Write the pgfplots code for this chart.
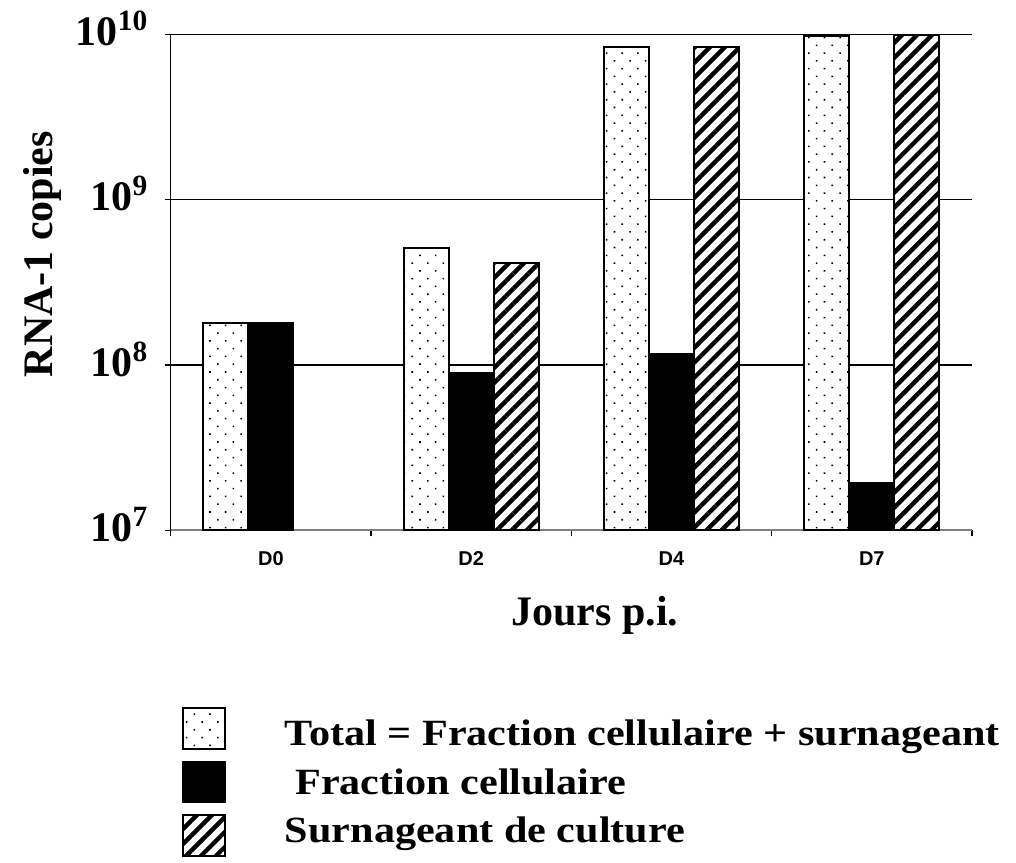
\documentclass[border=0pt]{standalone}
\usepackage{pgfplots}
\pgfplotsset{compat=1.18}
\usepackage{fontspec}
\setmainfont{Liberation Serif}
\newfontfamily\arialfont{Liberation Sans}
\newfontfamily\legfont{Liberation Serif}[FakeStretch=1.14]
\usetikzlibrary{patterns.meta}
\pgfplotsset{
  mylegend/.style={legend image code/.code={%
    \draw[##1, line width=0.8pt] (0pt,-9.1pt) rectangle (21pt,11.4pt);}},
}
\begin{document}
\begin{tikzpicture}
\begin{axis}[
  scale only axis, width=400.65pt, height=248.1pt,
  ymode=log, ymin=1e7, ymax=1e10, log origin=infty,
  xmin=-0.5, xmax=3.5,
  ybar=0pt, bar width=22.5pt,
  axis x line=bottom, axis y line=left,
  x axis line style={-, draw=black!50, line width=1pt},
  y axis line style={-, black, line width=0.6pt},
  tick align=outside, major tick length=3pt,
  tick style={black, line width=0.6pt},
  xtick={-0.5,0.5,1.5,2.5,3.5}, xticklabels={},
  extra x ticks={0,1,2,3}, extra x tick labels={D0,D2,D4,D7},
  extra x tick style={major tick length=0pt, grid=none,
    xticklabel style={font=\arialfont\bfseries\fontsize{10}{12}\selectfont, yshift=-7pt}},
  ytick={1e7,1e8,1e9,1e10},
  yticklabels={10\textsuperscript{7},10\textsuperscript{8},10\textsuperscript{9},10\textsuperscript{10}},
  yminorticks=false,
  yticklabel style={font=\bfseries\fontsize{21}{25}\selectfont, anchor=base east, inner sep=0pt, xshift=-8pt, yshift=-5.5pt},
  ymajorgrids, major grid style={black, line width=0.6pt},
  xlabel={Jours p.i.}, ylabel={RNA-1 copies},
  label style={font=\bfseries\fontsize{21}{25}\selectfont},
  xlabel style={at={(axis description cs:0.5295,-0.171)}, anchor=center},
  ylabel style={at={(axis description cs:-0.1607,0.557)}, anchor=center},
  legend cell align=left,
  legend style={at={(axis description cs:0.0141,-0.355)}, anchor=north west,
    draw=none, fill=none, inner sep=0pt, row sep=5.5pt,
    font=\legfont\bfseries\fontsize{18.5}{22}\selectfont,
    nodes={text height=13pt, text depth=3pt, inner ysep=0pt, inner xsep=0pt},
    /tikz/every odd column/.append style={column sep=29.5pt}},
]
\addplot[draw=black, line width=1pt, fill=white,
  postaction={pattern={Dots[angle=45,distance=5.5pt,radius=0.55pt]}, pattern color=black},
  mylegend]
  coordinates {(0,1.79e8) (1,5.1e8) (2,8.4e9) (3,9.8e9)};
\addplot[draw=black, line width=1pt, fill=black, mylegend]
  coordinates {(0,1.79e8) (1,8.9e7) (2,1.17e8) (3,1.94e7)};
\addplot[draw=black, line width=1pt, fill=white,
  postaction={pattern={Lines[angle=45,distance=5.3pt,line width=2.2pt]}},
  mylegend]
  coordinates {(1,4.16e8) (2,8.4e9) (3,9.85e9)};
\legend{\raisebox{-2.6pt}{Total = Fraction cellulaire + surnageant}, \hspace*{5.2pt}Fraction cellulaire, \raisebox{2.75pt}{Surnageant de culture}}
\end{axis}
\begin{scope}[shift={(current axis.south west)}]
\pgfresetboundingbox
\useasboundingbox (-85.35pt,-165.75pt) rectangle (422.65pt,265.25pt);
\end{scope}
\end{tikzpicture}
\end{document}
——
*Short problem*
Print out the material word for word, omitting the pictures.

*Task answer*
Write the pgfplots code for this chart.
\documentclass[border=0pt]{standalone}
\usepackage{pgfplots}
\pgfplotsset{compat=1.18}
\usepackage{fontspec}
\setmainfont{Liberation Serif}
\newfontfamily\arialfont{Liberation Sans}
\newfontfamily\legfont{Liberation Serif}[FakeStretch=1.14]
\usetikzlibrary{patterns.meta}
\pgfplotsset{
  mylegend/.style={legend image code/.code={%
    \draw[##1, line width=0.8pt] (0pt,-9.1pt) rectangle (21pt,11.4pt);}},
}
\begin{document}
\begin{tikzpicture}
\begin{axis}[
  scale only axis, width=400.65pt, height=248.1pt,
  ymode=log, ymin=1e7, ymax=1e10, log origin=infty,
  xmin=-0.5, xmax=3.5,
  ybar=0pt, bar width=22.5pt,
  axis x line=bottom, axis y line=left,
  x axis line style={-, draw=black!50, line width=1pt},
  y axis line style={-, black, line width=0.6pt},
  tick align=outside, major tick length=3pt,
  tick style={black, line width=0.6pt},
  xtick={-0.5,0.5,1.5,2.5,3.5}, xticklabels={},
  extra x ticks={0,1,2,3}, extra x tick labels={D0,D2,D4,D7},
  extra x tick style={major tick length=0pt, grid=none,
    xticklabel style={font=\arialfont\bfseries\fontsize{10}{12}\selectfont, yshift=-7pt}},
  ytick={1e7,1e8,1e9,1e10},
  yticklabels={10\textsuperscript{7},10\textsuperscript{8},10\textsuperscript{9},10\textsuperscript{10}},
  yminorticks=false,
  yticklabel style={font=\bfseries\fontsize{21}{25}\selectfont, anchor=base east, inner sep=0pt, xshift=-8pt, yshift=-5.5pt},
  ymajorgrids, major grid style={black, line width=0.6pt},
  xlabel={Jours p.i.}, ylabel={RNA-1 copies},
  label style={font=\bfseries\fontsize{21}{25}\selectfont},
  xlabel style={at={(axis description cs:0.5295,-0.171)}, anchor=center},
  ylabel style={at={(axis description cs:-0.1607,0.557)}, anchor=center},
  legend cell align=left,
  legend style={at={(axis description cs:0.0141,-0.355)}, anchor=north west,
    draw=none, fill=none, inner sep=0pt, row sep=5.5pt,
    font=\legfont\bfseries\fontsize{18.5}{22}\selectfont,
    nodes={text height=13pt, text depth=3pt, inner ysep=0pt, inner xsep=0pt},
    /tikz/every odd column/.append style={column sep=29.5pt}},
]
\addplot[draw=black, line width=1pt, fill=white,
  postaction={pattern={Dots[angle=45,distance=5.5pt,radius=0.55pt]}, pattern color=black},
  mylegend]
  coordinates {(0,1.79e8) (1,5.1e8) (2,8.4e9) (3,9.8e9)};
\addplot[draw=black, line width=1pt, fill=black, mylegend]
  coordinates {(0,1.79e8) (1,8.9e7) (2,1.17e8) (3,1.94e7)};
\addplot[draw=black, line width=1pt, fill=white,
  postaction={pattern={Lines[angle=45,distance=5.3pt,line width=2.2pt]}},
  mylegend]
  coordinates {(1,4.16e8) (2,8.4e9) (3,9.85e9)};
\legend{\raisebox{-2.6pt}{Total = Fraction cellulaire + surnageant}, \hspace*{5.2pt}Fraction cellulaire, \raisebox{2.75pt}{Surnageant de culture}}
\end{axis}
\begin{scope}[shift={(current axis.south west)}]
\pgfresetboundingbox
\useasboundingbox (-85.35pt,-165.75pt) rectangle (422.65pt,265.25pt);
\end{scope}
\end{tikzpicture}
\end{document}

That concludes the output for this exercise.